La N7 sera la dernière voiture produite par une Amilcar « indépendante ». Le moteur Grillot retravaillé équipe ces autos (300 exemplaires) et leur redonne un caractère sportif.
1937 est l’année qui scellera le sort d’Amilcar. La puissante marque Hotchkiss rachète en partie SOFIA et prend alors part aux décisions sur l’avenir du constructeur français. Si l’entente se déroule bien au tout début, avec l’idée d’une nouvelle Type 5 dans les tuyaux. Un premier prototype est même réalisé, mais abandonné. La raison, Henry Ainsworth, patron de Hotchkiss préfèrera la petite auto de l’ingénieur Grégoire. Cette décision est un premier signe de la fragilité de l’association entre les deux constructeurs, Amilcar et See se rendant compte qu’ils n’ont plus de poids dans les décisions de leur société.
Le projet de Grégoire est donc développé et ainsi devient l’Amilcar B.38 Compound. C’est une petite auto légère à la carrosserie en aluminium tractée par un moteur 1185 cm3. Elle sera tout de même bien reçu par les critiques au salon de Paris 1937.

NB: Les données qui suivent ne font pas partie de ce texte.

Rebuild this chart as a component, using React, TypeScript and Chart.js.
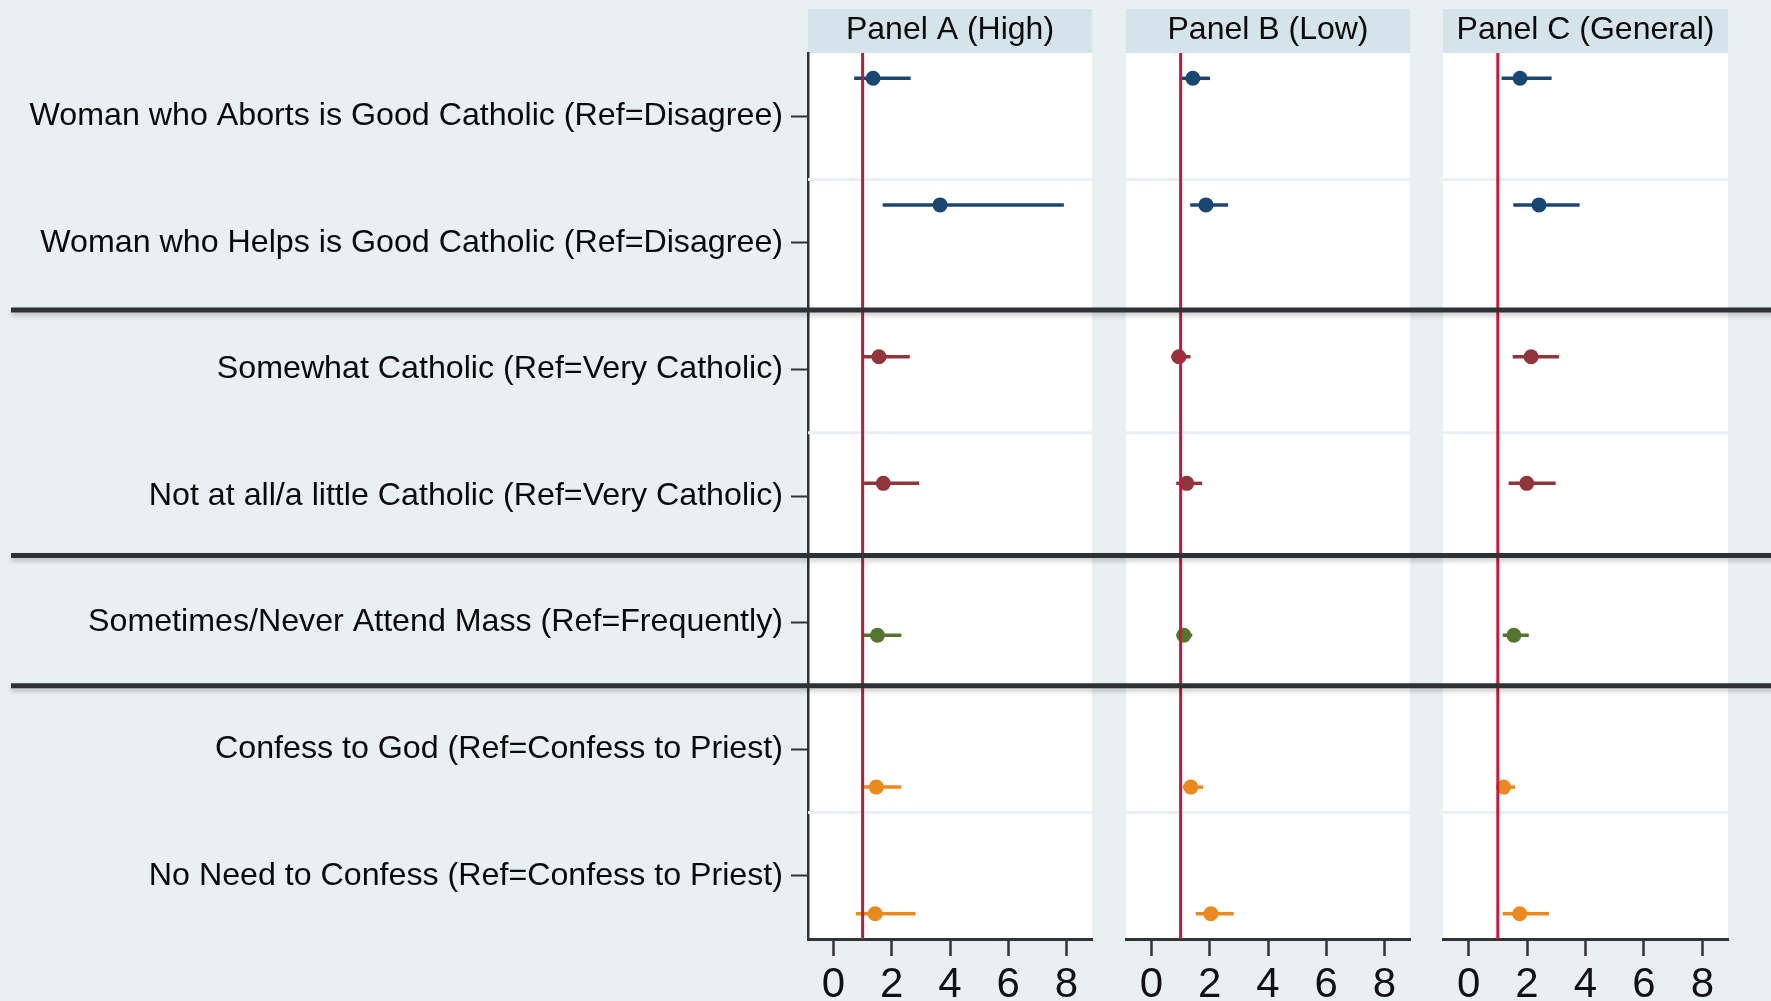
import React, { useEffect, useRef } from "react";
import { Chart, registerables } from "chart.js";

Chart.register(...registerables);

// ---------------- data ----------------
const rowLabels = [
  "Woman who Aborts is Good Catholic (Ref=Disagree)",
  "Woman who Helps is Good Catholic (Ref=Disagree)",
  "Somewhat Catholic (Ref=Very Catholic)",
  "Not at all/a little Catholic (Ref=Very Catholic)",
  "Sometimes/Never Attend Mass (Ref=Frequently)",
  "Confess to God (Ref=Confess to Priest)",
  "No Need to Confess (Ref=Confess to Priest)",
];
const rowValues = [0, 1, 2, 3, 4, 5, 6];
const panelTitles = ["Panel A (High)", "Panel B (Low)", "Panel C (General)"];
const xTickValues = [0, 2, 4, 6, 8];
const referenceValue = 1;
const groupSeparators = [1.53, 3.47, 4.5];
const withinGroupLines = [0.5, 2.5, 5.5];

const seriesNames = ["Good Catholic views", "Catholic identity", "Mass attendance", "Confession"];
const seriesRows = [[0, 1], [2, 3], [4], [5, 6]];
const seriesOffsets = [-0.3, -0.1, 0.1, 0.3];
const seriesColors = ["#1a476f", "#90353b", "#55752f", "#ea8a1e"];

const panelACoef = [1.36, 3.66, 1.56, 1.71, 1.51, 1.47, 1.43];
const panelALow = [0.71, 1.69, 0.97, 1.05, 1.03, 0.94, 0.77];
const panelAHigh = [2.65, 7.91, 2.62, 2.94, 2.33, 2.33, 2.82];

const panelBCoef = [1.42, 1.87, 0.94, 1.21, 1.11, 1.35, 2.04];
const panelBLow = [1.05, 1.33, 0.68, 0.85, 0.86, 1.07, 1.52];
const panelBHigh = [2.01, 2.63, 1.34, 1.74, 1.4, 1.77, 2.82];

const panelCCoef = [1.76, 2.41, 2.14, 1.99, 1.55, 1.2, 1.75];
const panelCLow = [1.13, 1.53, 1.51, 1.37, 1.17, 0.95, 1.17];
const panelCHigh = [2.84, 3.8, 3.09, 2.98, 2.06, 1.59, 2.75];

const panelCoefs = [panelACoef, panelBCoef, panelCCoef];
const panelLows = [panelALow, panelBLow, panelCLow];
const panelHighs = [panelAHigh, panelBHigh, panelCHigh];

// ---------------- style ----------------
const FONT = "'Liberation Sans', Arial, Helvetica, sans-serif";
const BG = "#e8f0f3";
const HEADER = "#d5e3ea";
const REF_COLOR = "#c4183f";
const AXIS = "#333333";

const forestPlugin = {
  id: "forest",
  beforeDraw(chart: any) {
    const o = chart.options.plugins.forest;
    const { ctx, chartArea } = chart;
    ctx.save();
    ctx.fillStyle = "#ffffff";
    ctx.fillRect(chartArea.left, chartArea.top, chartArea.right - chartArea.left, chartArea.bottom - chartArea.top);
    ctx.fillStyle = HEADER;
    ctx.fillRect(chartArea.left, o.headerTop, chartArea.right - chartArea.left, chartArea.top - o.headerTop);
    ctx.restore();
  },
  beforeDatasetsDraw(chart: any) {
    const { ctx, chartArea } = chart;
    const ys = chart.scales.y;
    const xs = chart.scales.x;
    ctx.save();
    // faint within-group lines
    ctx.strokeStyle = BG;
    ctx.lineWidth = 3;
    withinGroupLines.forEach((v) => {
      const py = ys.getPixelForValue(v);
      ctx.beginPath();
      ctx.moveTo(chartArea.left, py);
      ctx.lineTo(chartArea.right, py);
      ctx.stroke();
    });
    // confidence intervals
    ctx.lineWidth = 3.5;
    ctx.lineCap = "butt";
    chart.data.datasets.forEach((ds: any) => {
      ctx.strokeStyle = ds.backgroundColor;
      ds.data.forEach((p: any) => {
        const py = ys.getPixelForValue(p.y);
        ctx.beginPath();
        ctx.moveTo(xs.getPixelForValue(p.lo), py);
        ctx.lineTo(xs.getPixelForValue(p.hi), py);
        ctx.stroke();
      });
    });
    ctx.restore();
  },
  afterDatasetsDraw(chart: any) {
    const { ctx, chartArea } = chart;
    const px = chart.scales.x.getPixelForValue(referenceValue);
    ctx.save();
    ctx.strokeStyle = REF_COLOR;
    ctx.lineWidth = 3;
    ctx.beginPath();
    ctx.moveTo(px, chartArea.top);
    ctx.lineTo(px, chartArea.bottom);
    ctx.stroke();
    ctx.restore();
  },
  afterDraw(chart: any) {
    const o = chart.options.plugins.forest;
    const { ctx } = chart;
    const ys = chart.scales.y;
    ctx.save();
    ctx.strokeStyle = "#2e3234";
    ctx.lineWidth = 5;
    ctx.shadowColor = "rgba(0,0,0,0.22)";
    ctx.shadowBlur = 5;
    ctx.shadowOffsetY = 3;
    groupSeparators.forEach((v) => {
      const py = ys.getPixelForValue(v);
      ctx.beginPath();
      ctx.moveTo(o.lineStart, py);
      ctx.lineTo(chart.width + 30, py);
      ctx.stroke();
    });
    ctx.restore();
  },
};

function buildDatasets(panel: number) {
  return seriesNames.map((name, s) => ({
    label: name,
    data: seriesRows[s].map((r) => ({
      x: panelCoefs[panel][r],
      y: r + seriesOffsets[s],
      lo: panelLows[panel][r],
      hi: panelHighs[panel][r],
    })),
    backgroundColor: seriesColors[s],
    borderColor: seriesColors[s],
    pointRadius: 7.5,
    pointHoverRadius: 7.5,
    borderWidth: 0,
  }));
}

const panelBoxes = [
  { left: 0, width: 1110, padLeft: 0, padRight: 18, showY: true, lineStart: 11 },
  { left: 1110, width: 316, padLeft: 16, padRight: 16, showY: false, lineStart: -30 },
  { left: 1426, width: 345, padLeft: 17, padRight: 43, showY: false, lineStart: -30 },
];

function Panel({ index }: { index: number }) {
  const ref = useRef<HTMLCanvasElement | null>(null);
  const box = panelBoxes[index];
  useEffect(() => {
    if (!ref.current) return;
    const chart = new Chart(ref.current, {
      type: "scatter",
      data: { datasets: buildDatasets(index) as any },
      options: {
        animation: false,
        responsive: false,
        maintainAspectRatio: false,
        layout: { padding: { left: box.padLeft, right: box.padRight, top: 0, bottom: 0 } },
        scales: {
          x: {
            type: "linear",
            position: "bottom",
            min: -0.875,
            max: 8.875,
            afterBuildTicks: (s: any) => {
              s.ticks = xTickValues.map((v) => ({ value: v }));
            },
            afterFit: (s: any) => {
              s.height = 62;
            },
            ticks: {
              autoSkip: false,
              maxRotation: 0,
              padding: 4,
              color: "#111111",
              font: { family: FONT, size: 42 },
            },
            grid: {
              drawOnChartArea: false,
              drawTicks: true,
              tickLength: 17,
              tickWidth: 2.5,
              tickColor: AXIS,
            },
            border: { display: true, color: AXIS, width: 3 },
          },
          y: {
            type: "linear",
            position: "left",
            reverse: true,
            min: -0.5,
            max: 6.5,
            display: box.showY,
            afterBuildTicks: (s: any) => {
              s.ticks = rowValues.map((v) => ({ value: v }));
            },
            afterFit: (s: any) => {
              if (box.showY) s.width = 808;
            },
            ticks: {
              autoSkip: false,
              padding: 8,
              color: "#0a0a0a",
              font: { family: FONT, size: 32.2 },
              callback: (v: any) => rowLabels[Math.round(Number(v))] ?? "",
            },
            grid: {
              drawOnChartArea: false,
              drawTicks: true,
              tickLength: 17,
              tickWidth: 2,
              tickColor: AXIS,
            },
            border: { display: true, color: AXIS, width: 2.5 },
          },
        },
        plugins: {
          legend: { display: false },
          tooltip: { enabled: false },
          title: {
            display: true,
            text: panelTitles[index],
            fullSize: false,
            color: "#0a0a0a",
            font: { family: FONT, size: 32, weight: "normal" },
            padding: { top: 10.8, bottom: 3.8 },
          },
          forest: { headerTop: 9, lineStart: box.lineStart },
        } as any,
      },
      plugins: [forestPlugin],
    });
    return () => chart.destroy();
  }, [index]);
  return (
    <canvas
      ref={ref}
      width={box.width}
      height={1001}
      style={{ position: "absolute", left: box.left, top: 0, width: box.width, height: 1001 }}
    />
  );
}

export default function App() {
  return (
    <div
      style={{
        position: "fixed",
        left: 0,
        top: 0,
        width: 1771,
        height: 1001,
        background: BG,
        overflow: "hidden",
      }}
    >
      {panelBoxes.map((_, i) => (
        <Panel key={i} index={i} />
      ))}
    </div>
  );
}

Sa carrière tournera court malheureusement, la guerre éclatant en 1939. Elle ne sera alors produite qu’un an.
Durant la guerre, l’usine de Boulogne produira quelques camionnettes pour la Croix-Rouge française sur base d’Amilcar Compound. Ce seront les derniers véhicules à sortir de chez Amilcar, Hotchkiss ne relançant pas la marque après 1945.

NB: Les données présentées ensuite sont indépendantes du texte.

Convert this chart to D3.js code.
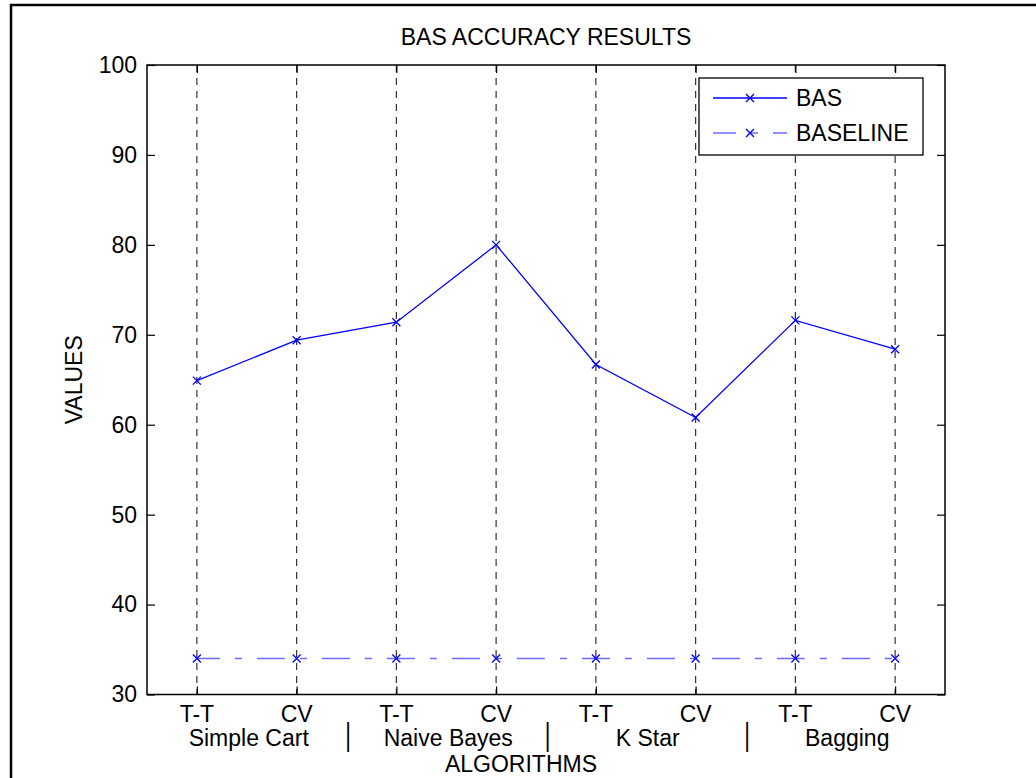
<!DOCTYPE html>
<html>
<head>
<meta charset="utf-8">
<script src="https://cdn.jsdelivr.net/npm/d3@7"></script>
<style>
  body { margin: 0; background: #fff; }
  text { font-family: "Liberation Sans", Arial, Helvetica, sans-serif; fill: #000; }
</style>
</head>
<body>
<div id="chart"></div>
<script>
const tests = ["T-T", "CV", "T-T", "CV", "T-T", "CV", "T-T", "CV"];
const algorithms = ["Simple Cart", "Naive Bayes", "K Star", "Bagging"];
const basValues = [64.9, 69.4, 71.4, 80.0, 66.7, 60.8, 71.6, 68.4];
const baselineValues = [34, 34, 34, 34, 34, 34, 34, 34];
const yTicks = [30, 40, 50, 60, 70, 80, 90, 100];

const width = 1036;
const height = 778;
const plot = { left: 147, right: 945, top: 65, bottom: 694.5 };
const fontSize = 23;

const svg = d3.select("#chart")
  .append("svg")
  .attr("width", width)
  .attr("height", height);

// outer figure frame
svg.append("rect")
  .attr("x", 11).attr("y", 5)
  .attr("width", 1100).attr("height", 900)
  .attr("fill", "none")
  .attr("stroke", "#000")
  .attr("stroke-width", 2.5);

const x = d3.scaleLinear().domain([0.5, 8.5]).range([plot.left, plot.right]);
const y = d3.scaleLinear().domain([30, 100]).range([plot.bottom, plot.top]);
const idx = tests.map((d, i) => i + 1);

// vertical dashed grid
svg.append("g")
  .selectAll("line")
  .data(idx)
  .enter()
  .append("line")
  .attr("x1", d => x(d)).attr("x2", d => x(d))
  .attr("y1", plot.top).attr("y2", plot.bottom)
  .attr("stroke", "#333")
  .attr("stroke-width", 1.2)
  .attr("stroke-dasharray", "7,6");

// axes box
svg.append("rect")
  .attr("x", plot.left).attr("y", plot.top)
  .attr("width", plot.right - plot.left)
  .attr("height", plot.bottom - plot.top)
  .attr("fill", "none")
  .attr("stroke", "#000")
  .attr("stroke-width", 1.5);

// y ticks (left and right, inward)
const yAxisL = d3.axisLeft(y).tickValues(yTicks).tickSize(-8).tickPadding(10);
const gL = svg.append("g").attr("transform", `translate(${plot.left},0)`).call(yAxisL);
gL.select(".domain").remove();
gL.selectAll("text").attr("font-size", fontSize).attr("font-family", null);

const yAxisR = d3.axisRight(y).tickValues(yTicks).tickSize(-8).tickFormat("");
const gR = svg.append("g").attr("transform", `translate(${plot.right},0)`).call(yAxisR);
gR.select(".domain").remove();

// x ticks (bottom and top, inward)
const xAxisB = d3.axisBottom(x).tickValues(idx).tickSize(-8).tickFormat("");
const gB = svg.append("g").attr("transform", `translate(0,${plot.bottom})`).call(xAxisB);
gB.select(".domain").remove();
const xAxisT = d3.axisTop(x).tickValues(idx).tickSize(-8).tickFormat("");
const gT = svg.append("g").attr("transform", `translate(0,${plot.top})`).call(xAxisT);
gT.select(".domain").remove();
svg.selectAll(".tick line").attr("stroke", "#000").attr("stroke-width", 1.2);

// x tick labels
svg.append("g")
  .selectAll("text")
  .data(tests)
  .enter()
  .append("text")
  .attr("x", (d, i) => x(i + 1))
  .attr("y", 722)
  .attr("text-anchor", "middle")
  .attr("font-size", fontSize)
  .text(d => d);

// algorithm group labels
svg.append("g")
  .selectAll("text")
  .data(algorithms)
  .enter()
  .append("text")
  .attr("x", (d, i) => x(2 * i + 1.5) + 2)
  .attr("y", 746)
  .attr("text-anchor", "middle")
  .attr("font-size", fontSize)
  .text(d => d);

// separators
svg.append("g")
  .selectAll("text")
  .data([2.5, 4.5, 6.5])
  .enter()
  .append("text")
  .attr("transform", d => `translate(${x(d) + 1.5},745) scale(1,1.4)`)
  .attr("text-anchor", "middle")
  .attr("font-size", 22)
  .text("|");

// axis titles
svg.append("text")
  .attr("x", 521).attr("y", 772)
  .attr("text-anchor", "middle")
  .attr("font-size", fontSize)
  .text("ALGORITHMS");

svg.append("text")
  .attr("transform", `translate(82,${(plot.top + plot.bottom) / 2}) rotate(-90)`)
  .attr("text-anchor", "middle")
  .attr("font-size", fontSize)
  .text("VALUES");

svg.append("text")
  .attr("x", (plot.left + plot.right) / 2).attr("y", 45)
  .attr("text-anchor", "middle")
  .attr("font-size", fontSize)
  .text("BAS ACCURACY RESULTS");

// series
const line = d3.line().x((d, i) => x(i + 1)).y(d => y(d));

function xMarker(g, px, py, color) {
  g.append("path")
    .attr("d", `M${px - 4},${py - 4}L${px + 4},${py + 4}M${px - 4},${py + 4}L${px + 4},${py - 4}`)
    .attr("stroke", color)
    .attr("stroke-width", 1.3)
    .attr("fill", "none");
}

svg.append("path")
  .datum(baselineValues)
  .attr("d", line)
  .attr("fill", "none")
  .attr("stroke", "#6b6bff")
  .attr("stroke-width", 1.5)
  .attr("stroke-dasharray", "28,15,7,15")
  .attr("stroke-dashoffset", 5);

svg.append("path")
  .datum(basValues)
  .attr("d", line)
  .attr("fill", "none")
  .attr("stroke", "#0000ff")
  .attr("stroke-width", 1.3);

const markers = svg.append("g");
basValues.forEach((v, i) => xMarker(markers, x(i + 1), y(v), "#0000ff"));
baselineValues.forEach((v, i) => xMarker(markers, x(i + 1), y(v), "#0000ff"));

// legend
const legend = svg.append("g");
legend.append("rect")
  .attr("x", 699).attr("y", 78)
  .attr("width", 224).attr("height", 77)
  .attr("fill", "#fff")
  .attr("stroke", "#000")
  .attr("stroke-width", 1.3);

const legendItems = [
  { name: "BAS", dash: null, color: "#0000ff", row: 98 },
  { name: "BASELINE", dash: "28,15,7,15", color: "#6b6bff", row: 133 }
];
legendItems.forEach(item => {
  const l = legend.append("line")
    .attr("x1", 713).attr("x2", 787)
    .attr("y1", item.row).attr("y2", item.row)
    .attr("stroke", item.color)
    .attr("stroke-width", 1.3);
  if (item.dash) l.attr("stroke-dasharray", item.dash).attr("stroke-dashoffset", 5);
  xMarker(legend, 750, item.row, "#0000ff");
  legend.append("text")
    .attr("x", 796).attr("y", item.row + 8)
    .attr("font-size", fontSize)
    .text(item.name);
});
</script>
</body>
</html>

C’est ainsi que s’achève l’histoire du Pégase. Si elle ne fut pas une grande actrice dans l’histoire des modèles de tourisme, son succès sportif est indiscutable. Fière de dizaines de records du Monde, de podiums sur des courses légendaires avec à son bord d’immenses pilotes, elle restera surtout l’unique marque de l’entre-deux guerres avec Bugatti à savoir vendre des voitures de sport avec réussite. Aujourd’hui encore elle reste un des fleurons de l’Histoire automobile française et dont le souvenir continue de prospérer à travers les évènements organisés par le Cercle Pégase Amilcar.